Louis XVI, devenu Louis Capet (dynastie des Capétiens), choisit d’abord un avocat renommé, Target, qui se dérobe, pour ne pas être compromis. Un autre accepte, Tronchet, mais émet des réserves prudentes. Malesherbes (73 ans) propose ses services, par fidélité au maître qui l’honora de sa confiance, en tant que ministre – le roi est touché par ce geste. Desèze viendra assister ses deux confrères.
Le roi écrit, dans la même lettre à Malesherbes : « Il faudrait s’adresser non à la Convention, mais à la France entière, qui jugerait mes juges, et me rendrait, dans le cœur de mes peuples, une place que je n’ai jamais mérité de perdre. » L’appel au peuple, défendu par les Girondins, sera rejeté par la majorité de l’Assemblée. Le procès commence le 10 décembre.
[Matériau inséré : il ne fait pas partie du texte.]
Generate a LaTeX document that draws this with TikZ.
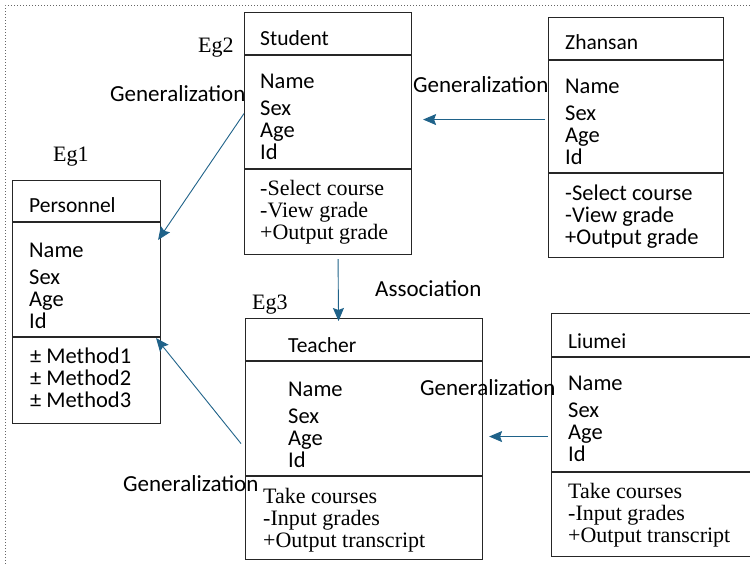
\documentclass[tikz,border=0pt]{standalone}
\usepackage{fontspec}
\setmainfont{Liberation Serif}
\setsansfont{Carlito}
\usetikzlibrary{arrows.meta}
\definecolor{arrowblue}{RGB}{31,98,137}

\begin{document}
\begin{tikzpicture}[x=1pt, y=-1pt,
		classbox/.style={draw=black!85, line width=1.1pt, inner sep=0pt, anchor=north west},
		divider/.style={draw=black!85, line width=1.1pt},
		title/.style={font=\sffamily\fontsize{21.5}{22}\selectfont, inner sep=0pt, anchor=base west},
		% lists sit on the baseline of their last line
		sanslist/.style={font=\sffamily\fontsize{22.5}{22}\selectfont, inner sep=0pt, anchor=base west, align=left},
		seriflist/.style={font=\fontsize{22}{22}\selectfont, inner sep=0pt, anchor=base west, align=left},
		relation/.style={font=\sffamily\fontsize{23}{23}\selectfont, inner sep=0pt, anchor=base west},
		tag/.style={font=\fontsize{22}{22}\selectfont, inner sep=0pt, anchor=base west},
		gen/.style={draw=arrowblue, line width=0.9pt, -{Stealth[length=13pt, width=11pt, inset=2pt]}}
		]
		\useasboundingbox (0,0) rectangle (750,564);
		\clip (0,0) rectangle (750,564);
		\draw[dotted, line width=1pt, black!60] (5,564) -- (5,6) -- (750,6);

		% class boxes
		\node (personnel) at (12,180) [classbox, minimum width=148pt, minimum height=243pt] {};
		\node (student) at (244,12) [classbox, minimum width=167pt, minimum height=242pt] {};
		\node (zhansan) at (548,17) [classbox, minimum width=175pt, minimum height=240pt] {};
		\node (teacher) at (245,318) [classbox, minimum width=237pt, minimum height=241pt] {};
		\node (liumei) at (551,313) [classbox, minimum width=220pt, minimum height=243pt] {};

		\draw[divider] ([yshift=-42pt]personnel.north west) -- ([yshift=-42pt]personnel.north east);
		\draw[divider] ([yshift=-157pt]personnel.north west) -- ([yshift=-157pt]personnel.north east);
		\draw[divider] ([yshift=-43pt]student.north west) -- ([yshift=-43pt]student.north east);
		\draw[divider] ([yshift=-157pt]student.north west) -- ([yshift=-157pt]student.north east);
		\draw[divider] ([yshift=-43pt]zhansan.north west) -- ([yshift=-43pt]zhansan.north east);
		\draw[divider] ([yshift=-156pt]zhansan.north west) -- ([yshift=-156pt]zhansan.north east);
		\draw[divider] ([yshift=-43pt]teacher.north west) -- ([yshift=-43pt]teacher.north east);
		\draw[divider] ([yshift=-158pt]teacher.north west) -- ([yshift=-158pt]teacher.north east);
		\draw[divider] ([yshift=-44pt]liumei.north west) -- ([yshift=-44pt]liumei.north east);
		\draw[divider] ([yshift=-159pt]liumei.north west) -- ([yshift=-159pt]liumei.north east);

		% class texts
		\node (personnel title) at (29,213) [title] {Personnel};
		\node (personnel attr) at (29,328) [sanslist] {Name\\[5pt]Sex\\Age\\Id};
		\node (personnel ops) at (30,407) [sanslist] {±\hspace{5pt}Method1\\±\hspace{5pt}Method2\\±\hspace{5pt}Method3};

		\node (student title) at (260,46) [title] {Student};
		\node (student attr) at (260,160) [sanslist] {Name\\[5pt]Sex\\Age\\Id};
		\node (student ops) at (260,240) [seriflist] {-Select course\\-View grade\\+Output grade};

		\node (zhansan title) at (565,50) [title] {Zhansan};
		\node (zhansan attr) at (565,165) [sanslist] {Name\\[5pt]Sex\\Age\\Id};
		\node (zhansan ops) at (565,245) [sanslist] {-Select course\\-View grade\\+Output grade};

		\node (teacher title) at (288,352) [title] {Teacher};
		\node (teacher attr) at (288,467) [sanslist] {Name\\[5pt]Sex\\Age\\Id};
		\node (teacher ops) at (263,547) [seriflist] {Take courses\\-Input grades\\+Output transcript};

		\node (liumei title) at (568,348) [title] {Liumei};
		\node (liumei attr) at (568,461) [sanslist] {Name\\[5pt]Sex\\Age\\Id};
		\node (liumei ops) at (568,542) [seriflist] {Take courses\\-Input grades\\+Output transcript};

		% tags and relation labels
		\node (eg1) at (53,162) [tag] {Eg1};
		\node (eg2) at (198,53) [tag] {Eg2};
		\node (eg3) at (252,309) [tag] {Eg3};
		\node (gen student) at (110,102) [relation] {Generalization};
		\node (gen zhansan) at (413,93) [relation] {Generalization};
		\node (assoc) at (375,297) [relation] {Association};
		\node (gen liumei) at (420,395) [relation] {Generalization};
		\node (gen teacher) at (123,491) [relation] {Generalization};

		% relations
		\draw[gen] ([yshift=20pt]student.west) -- ([xshift=-3pt, yshift=-60pt]personnel.north east);
		\draw[gen] ([xshift=-3pt, yshift=18pt]zhansan.west) -- ([xshift=11pt, yshift=14pt]student.east);
		\draw[gen] ([xshift=10pt, yshift=-4pt]student.south) -- ([xshift=-25.5pt, yshift=-3pt]teacher.north);
		\draw[gen] ([xshift=-4pt, yshift=-4.5pt]teacher.west) -- ([xshift=-5pt, yshift=86pt]personnel.south east);
		\draw[gen] ([xshift=-3pt, yshift=-1.5pt]liumei.west) -- ([xshift=6pt, yshift=2.5pt]teacher.east);
	\end{tikzpicture}
\end{document}
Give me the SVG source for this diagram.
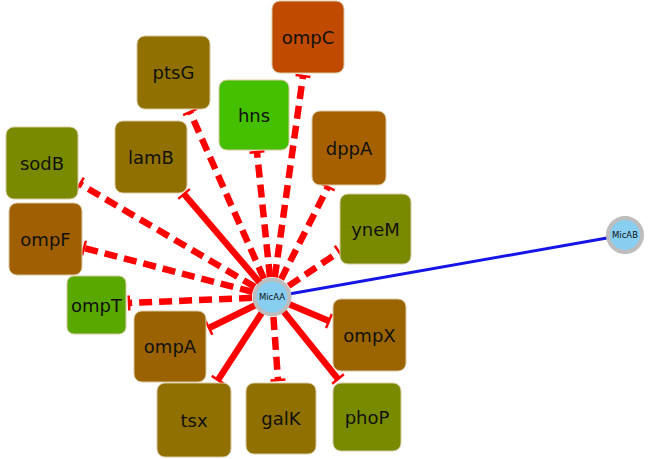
<svg xmlns="http://www.w3.org/2000/svg" width="654" height="459" viewBox="0 0 654 459">
<style>
.box{stroke:#d8c8a0;stroke-width:1}
.lbl{font-family:"DejaVu Sans",sans-serif;font-size:18px;fill:#111;text-anchor:middle;dominant-baseline:central}
.e{stroke:#ff0000;stroke-width:6.5;fill:none;marker-end:url(#tbar)}
.d{stroke-dasharray:13,7}
.circ{fill:#87cef0;stroke:#bdbdbd;stroke-width:4}
.sl{font-family:"DejaVu Sans",sans-serif;font-size:8.5px;fill:#111;text-anchor:middle;dominant-baseline:central}
</style>
<defs>
<marker id="tbar" markerUnits="userSpaceOnUse" viewBox="-2 -8 4 16" markerWidth="4" markerHeight="16" refX="0" refY="0" orient="auto">
<path d="M0,-7.5 L0,7.5" stroke="#ff0000" stroke-width="2.5"/>
</marker>
</defs>
<g id="connectors">
<line x1="272" y1="297" x2="624" y2="235" stroke="#1414e6" stroke-width="3"/>
<line class="e d" x1="272" y1="297" x2="303" y2="76"/>
<line class="e d" x1="272" y1="297" x2="190" y2="112"/>
<line class="e d" x1="272" y1="297" x2="257" y2="152"/>
<line class="e" x1="272" y1="297" x2="184" y2="194"/>
<line class="e d" x1="272" y1="297" x2="328" y2="187"/>
<line class="e d" x1="272" y1="297" x2="339" y2="252"/>
<line class="e d" x1="272" y1="297" x2="80" y2="184"/>
<line class="e d" x1="272" y1="297" x2="84" y2="248"/>
<line class="e d" x1="272" y1="297" x2="129" y2="303"/>
<line class="e" x1="272" y1="297" x2="209" y2="328"/>
<line class="e" x1="272" y1="297" x2="218" y2="380"/>
<line class="e d" x1="272" y1="297" x2="278" y2="380"/>
<line class="e" x1="272" y1="297" x2="329" y2="321"/>
<line class="e" x1="272" y1="297" x2="338" y2="379"/>
</g>
<g id="ompC"><rect class="box" x="272" y="1" width="72" height="72" rx="8" fill="#bf4a00"/><text class="lbl" x="308" y="37">ompC</text></g>
<g id="ptsG"><rect class="box" x="137" y="36" width="73" height="73" rx="8" fill="#8f7000"/><text class="lbl" x="173.5" y="72.5">ptsG</text></g>
<g id="hns"><rect class="box" x="219" y="80" width="70" height="70" rx="8" fill="#44c000"/><text class="lbl" x="254" y="115">hns</text></g>
<g id="lamB"><rect class="box" x="115" y="121" width="72" height="72" rx="8" fill="#8f7000"/><text class="lbl" x="151" y="157">lamB</text></g>
<g id="dppA"><rect class="box" x="312" y="111" width="74" height="74" rx="8" fill="#a66000"/><text class="lbl" x="349" y="148">dppA</text></g>
<g id="yneM"><rect class="box" x="340" y="194" width="71" height="70" rx="8" fill="#7a8a00"/><text class="lbl" x="375.5" y="229">yneM</text></g>
<g id="sodB"><rect class="box" x="6" y="127" width="72" height="72" rx="8" fill="#7a8a00"/><text class="lbl" x="42" y="163">sodB</text></g>
<g id="ompF"><rect class="box" x="9" y="203" width="73" height="72" rx="8" fill="#a05f00"/><text class="lbl" x="45.5" y="239">ompF</text></g>
<g id="ompT"><rect class="box" x="67" y="276" width="59" height="58" rx="7" fill="#58a800"/><text class="lbl" x="96.5" y="305">ompT</text></g>
<g id="ompA"><rect class="box" x="134" y="311" width="72" height="71" rx="8" fill="#9a6200"/><text class="lbl" x="170" y="346.5">ompA</text></g>
<g id="tsx"><rect class="box" x="157" y="383" width="74" height="74" rx="8" fill="#8f7000"/><text class="lbl" x="194" y="420">tsx</text></g>
<g id="galK"><rect class="box" x="246" y="383" width="70" height="71" rx="8" fill="#8f7000"/><text class="lbl" x="281" y="418.5">galK</text></g>
<g id="ompX"><rect class="box" x="333" y="299" width="73" height="72" rx="8" fill="#9a6400"/><text class="lbl" x="369.5" y="335">ompX</text></g>
<g id="phoP"><rect class="box" x="333" y="383" width="68" height="68" rx="8" fill="#788a00"/><text class="lbl" x="367" y="417">phoP</text></g>
<g id="MicAA"><circle class="circ" cx="272" cy="297" r="17.5"/><text class="sl" x="272" y="297">MicAA</text></g>
<g id="MicAB"><circle class="circ" cx="625" cy="235" r="17"/><text class="sl" x="625" y="235">MicAB</text></g>
</svg>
« Foutre ! […] Il est bon que le peuple souverain s’accoutume à juger les rois. »1463
Jacques HÉBERT (1757-1794), Le Père Duchesne, décembre 1792
Le journal, dont le nom est inspiré par un marchand de fourneaux qui jurait et sacrait à chaque phrase, ne perd pas cette occasion de renchérir. Hébert s’exaspère de tant de lenteurs et craint que « le plus grand scélérat qui eût jamais existé reste impuni », entre jurons et injures contre les Conventionnels, les traîtres, l’« ivrogne Capet » et tous les « capons ».